A hipótese aventada pelo Governo, há 15 dias, de os restaurantes poderem trabalhar até à uma da manhã no réveillon "já era limitativa por causa da proibição de circulação entre concelhos", refere Daniel Serra. Agora, os clientes estão a cancelar pois "não vão querer fazer a sua passagem de ano por intervalos" e "vão acabar por remarcar em casa ou em casa de amigos", constata o presidente da Pro.Var.
13151308
JÁ COMPRARAM COMIDA
Há empresários que fizeram investimentos de milhares de euros que agora estão sem dinheiro e com a comida dentro de portas sem saber o que fazer. Um deles é Fernando Julião, dono do "Casa d"Armas", em Viana do Castelo, que anteontem de manhã investiu numa grande quantidade de marisco vivo e, à noite, viu António Costa retirar-lhe a possibilidade de o vender. "Foi um balde de água fria. Ninguém vai jantar fora e às dez e meia vai para casa, fazem tudo de raiz em casa", lamenta o empresário.
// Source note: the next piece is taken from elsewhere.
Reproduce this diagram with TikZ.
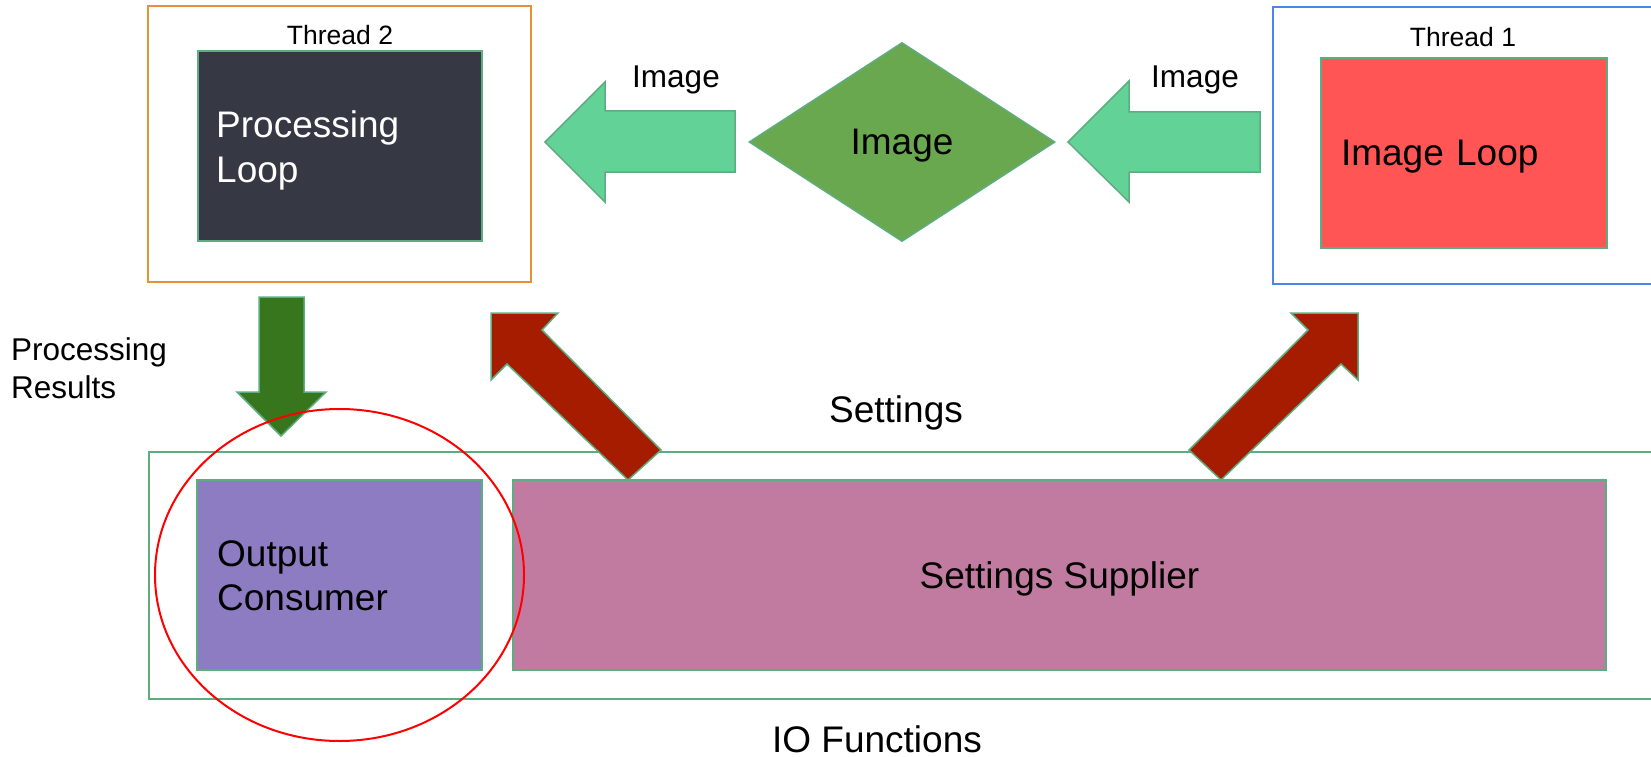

Em comunicado, a Associação da Hotelaria, Restauração e Similares de Portugal (AHRESP) considera que as oscilações nas medidas de 15 em 15 dias "são dramáticas para as empresas, que precisam de planeamento para funcionar e já se estavam a preparar para o fim de ano".
luxo na uber eats
Pedro Maia, do movimento "Sobreviver a Pão e Água", dono de quatro restaurantes na Área Metropolitana do Porto, critica o que diz ser a "gestão por palpites de semana a semana" do Governo. O empresário fala de "um ataque político contra um setor" que "vai prejudicar milhares e milhares de pessoas por causa de uma hora e meia", sem evitar o risco de contágios pois "os convívios vão-se fazer na mesma em casa".
O efeito dominó da decisão também é sublinhado pelo chef Rui Paula, dono dos restaurantes DOC, no Douro, DO, no Porto, e Casa de Chá da Boa Nova, em Leça da Palmeira: "Então e tudo o que gravita à nossa volta? Os vinhos, produtos, carnes, peixes, mariscos, trufas e secos. Se eles disseram que se ia fazer a passagem de ano, as coisas planearam-se".
Há cerca de um mês, o DOP passou a estar disponível na plataforma Uber Eats. Apesar de ser de gama média/alta, aquela foi a solução possível para diminuir prejuízos: "É para ver se aguento os meus funcionários. É mais para isso, mas também não penso que é isso que me vai salvar".
Sem reservas, hotel desiste do programa de passagem de ano
A faturação com a passagem de ano no Hotel Rural Alves, em Braga, costumava ser o balão de oxigénio para os meses mais parados do inverno. Mas, este ano, o salão de jantar com capacidade para cerca de 160 pessoas vai estar totalmente vazio. Para os dez quartos desta unidade localizada na freguesia de Penso S. Vicente, também não há reservas. Celeste Alves, proprietária, culpa as "medidas drásticas" anunciadas pelo Governo.
Há 11 anos com a casa aberta ao turismo, o "réveillon" sempre foi celebrado com gente que chegava de todo o país, desde o Algarve ao Alto Minho. "Ocupávamos os nossos quartos e, ainda, fazíamos parcerias com outros hotéis mais próximos", recorda Celeste Alves, acompanhada da irmã Maria Alves, sócia do negócio que, este ano, sofreu uma quebra de cerca de 40%.
Até ao final do ano, não há perspetivas de melhorias. "Não tivemos qualquer reserva", admite a proprietária, sublinhando que chegaram a receber telefonemas de clientes com dúvidas sobre a festa de final do ano.
"Chegaram a perguntar-nos: então não vou poder dançar com o meu marido? E eu tive que dizer que não", conta Celeste Alves, para justificar a falta de adesão ao programa de "réveillon" que criaram e que, entretanto, vão cancelar. Vão, apenas, manter os quartos disponíveis para reserva, com pequeno-almoço incluído e "preços mais baixos".
"Vamos ser drasticamente afetados pela limitação de circulação entre concelhos. Até ao dia 4 é um absurdo. É muito dispendioso para os clientes", lamenta Maria Alves. A irmã reconhece a importância das medidas de contenção quanto aos jantares, mas pede ajuda do Governo. "Temos que nos aguentar, mas não oferecem nada em troca. Ainda não tivemos direito a ajudas", lamenta, falando em custos fixos "muito elevados" que têm de suportar, todos os meses, mesmo de portas fechadas.